I kind of understand with the single-file thing. There is a good reason for WS's heavy project-focus, and that is code completion. Because JS has no built-in file scope beyond scripts being linked to a page at runtime, if the files weren't somehow linked together, the IDE could not determine what to bring into scope. In languages like .NET, you reference assemblies to let the IDE and runtime know at compile time of what is needed, and that is one part of how Intellisense works so well (even though VS has also been turning more project-based with each release, and doesn't particularly like to open single files). But in WS, if you have your HTML page that links in JS files (or you are using RequireJS), it knows at code time what needs to be in scope.

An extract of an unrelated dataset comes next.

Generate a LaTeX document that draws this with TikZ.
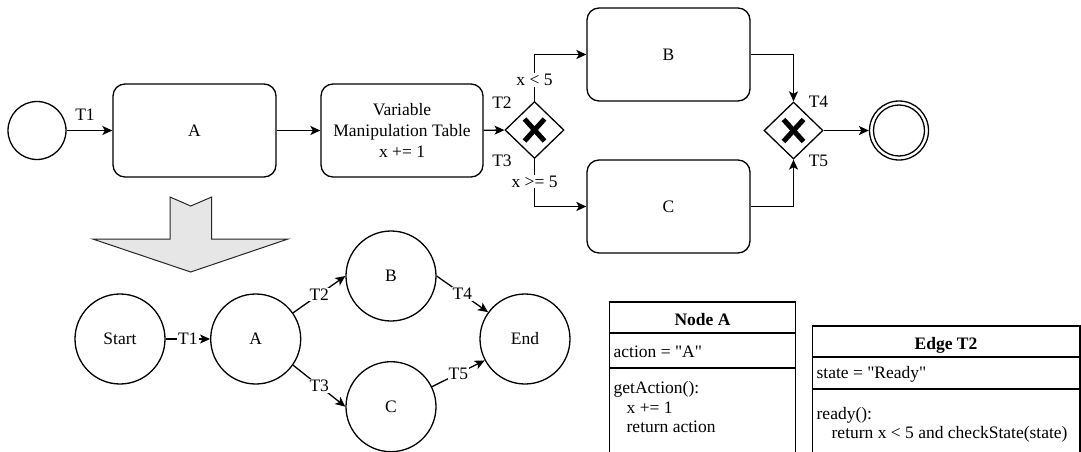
\documentclass[tikz,border=0pt]{standalone}
\usepackage{fontspec}
\setmainfont{Liberation Serif}
\newfontfamily\plainserif{Liberation Serif}[Ligatures=ResetAll]
\usetikzlibrary{arrows.meta,shapes.geometric,calc}
\definecolor{arrowfill}{RGB}{230,230,230}
\begin{document}
\begin{tikzpicture}[x=1pt,y=-1pt,
  font=\plainserif\fontsize{17.5}{21}\selectfont,
  line width=1.3pt,
  arr/.style={-{Stealth[length=10pt,width=9pt,inset=2.5pt]}},
  task/.style={draw, rounded corners=12pt, minimum width=163pt, minimum height=93pt, inner sep=0pt, align=center},
  evt/.style={draw, circle, minimum size=58pt, inner sep=0pt},
  gw/.style={draw, diamond, minimum width=59pt, minimum height=57pt, inner sep=0pt},
  st/.style={draw, circle, minimum size=90pt, inner sep=0pt},
  lbl/.style={fill=white, inner sep=1pt},
  txt/.style={inner sep=0pt},
  ltxt/.style={inner sep=0pt, anchor=west},
  xmark/.style={line width=5pt},
]
\useasboundingbox (0,0) rectangle (1081,452);
\clip (0,0) rectangle (1081,452);

% ---------- upper BPMN process ----------
\node[evt] (s) at (37,130.5) {};
\node[task] (a) at (194.5,130.5) {A};
\node[task, minimum width=162pt] (vmt) at (402,130.5) {Variable\\Manipulation Table\\x += 1};
\node[gw] (g1) at (534.5,130) {};
\node[task] (b) at (668.5,54.5) {B};
\node[task] (c) at (668.5,206.5) {C};
\node[gw] (g2) at (793.5,130.5) {};
\node[evt, minimum size=59pt] (e) at (899,130.5) {};
\draw (e.center) circle (25.5);

\draw[xmark] ($(g1)+(-10,-11)$) -- ($(g1)+(10,11)$);
\draw[xmark] ($(g1)+(10,-11)$) -- ($(g1)+(-10,11)$);
\draw[xmark] ($(g2)+(-10,-11)$) -- ($(g2)+(10,11)$);
\draw[xmark] ($(g2)+(10,-11)$) -- ($(g2)+(-10,11)$);

\draw[arr] (s) -- (a);
\draw[arr] (a) -- (vmt);
\draw[arr] (vmt) -- (g1);
\draw[arr] (g1.north) |- (b.west);
\draw[arr] (g1.south) |- (c.west);
\draw[arr] (b.east) -| (g2.north);
\draw[arr] (c.east) -| (g2.south);
\draw[arr] (g2) -- (e);

\node[txt] (t1u) at (85,115) {T1};
\node[txt] (t2u) at (502,103) {T2};
\node[txt] (t3u) at (502,161) {T3};
\node[lbl] (xl5) at (534.5,80) {x < 5};
\node[lbl] (xg5) at (534.5,181.5) {x >= 5};
\node[txt] (t4u) at (818.5,102) {T4};
\node[txt] (t5u) at (818.5,160.5) {T5};

% ---------- big grey arrow ----------
\draw[fill=arrowfill, draw=black!85, line width=1pt]
  (170,197) -- (190.7,206) -- (211.7,197) -- (211.7,239) -- (288,239)
  -- (190.7,272) -- (92.7,239) -- (170,239) -- cycle;

% ---------- lower state graph ----------
\node[st] (S) at (120,339) {Start};
\node[st] (LA) at (255.7,339) {A};
\node[st] (LB) at (391,276) {B};
\node[st] (LC) at (391,406.7) {C};
\node[st] (LE) at (525,339) {End};

\draw[arr] (S) -- node[lbl] {T1} (LA);
\draw[arr] (LA.35) -- node[lbl] {T2} (LB.west);
\draw[arr] (LA.-35) -- node[lbl] {T3} (LC.west);
\draw[arr] (LB.east) -- node[lbl] {T4} (LE.144);
\draw[arr] (LC.26) -- node[lbl] {T5} (LE.-152);

% ---------- Node A table ----------
\draw (609.5,470) -- (609.5,302) -- (795.5,302) -- (795.5,470);
\draw (609.5,333) -- (795.5,333);
\draw (609.5,368) -- (795.5,368);
\node[txt, font=\plainserif\fontsize{17.5}{21}\selectfont\bfseries] (nat) at (702.5,320) {Node A};
\node[ltxt] (naa) at (613,352) {action = "A"};
\node[ltxt] (nam1) at (613,389) {getAction():};
\node[ltxt] (nam2) at (626,408) {x += 1};
\node[ltxt] (nam3) at (626,427) {return action};

% ---------- Edge T2 table ----------
\draw (812.5,470) -- (812.5,326) -- (1080,326) -- (1080,470);
\draw (812.5,357) -- (1080,357);
\draw (812.5,389) -- (1080,389);
\node[txt, font=\plainserif\fontsize{17.5}{21}\selectfont\bfseries] (et) at (946,345) {Edge T2};
\node[ltxt] (eta) at (816,374) {state = "Ready"};
\node[ltxt] (etm1) at (816,415) {ready():};
\node[ltxt] (etm2) at (831,434) {return x < 5 and checkState(state)};
\end{tikzpicture}
\end{document}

There is a work-around if you really just want to work on single files at a time, and that is to create a "Misc" project that you can open, and add any single files you need to it. You can simply remove them from the project when you are done with them, and bring in any other JS files that will be linked to the page to help out with the code completion.

I will say that the project dialogs could be more clear in WS. It took me a couple of days to get the hang of them, which involves, among other things, skipping the server and port setup if you are working in node. That is more for dedicated server development, like with PHP. But now I am pretty confident with it, and can easily set up any kind of project I need (and use projects for pretty much all of my development these days).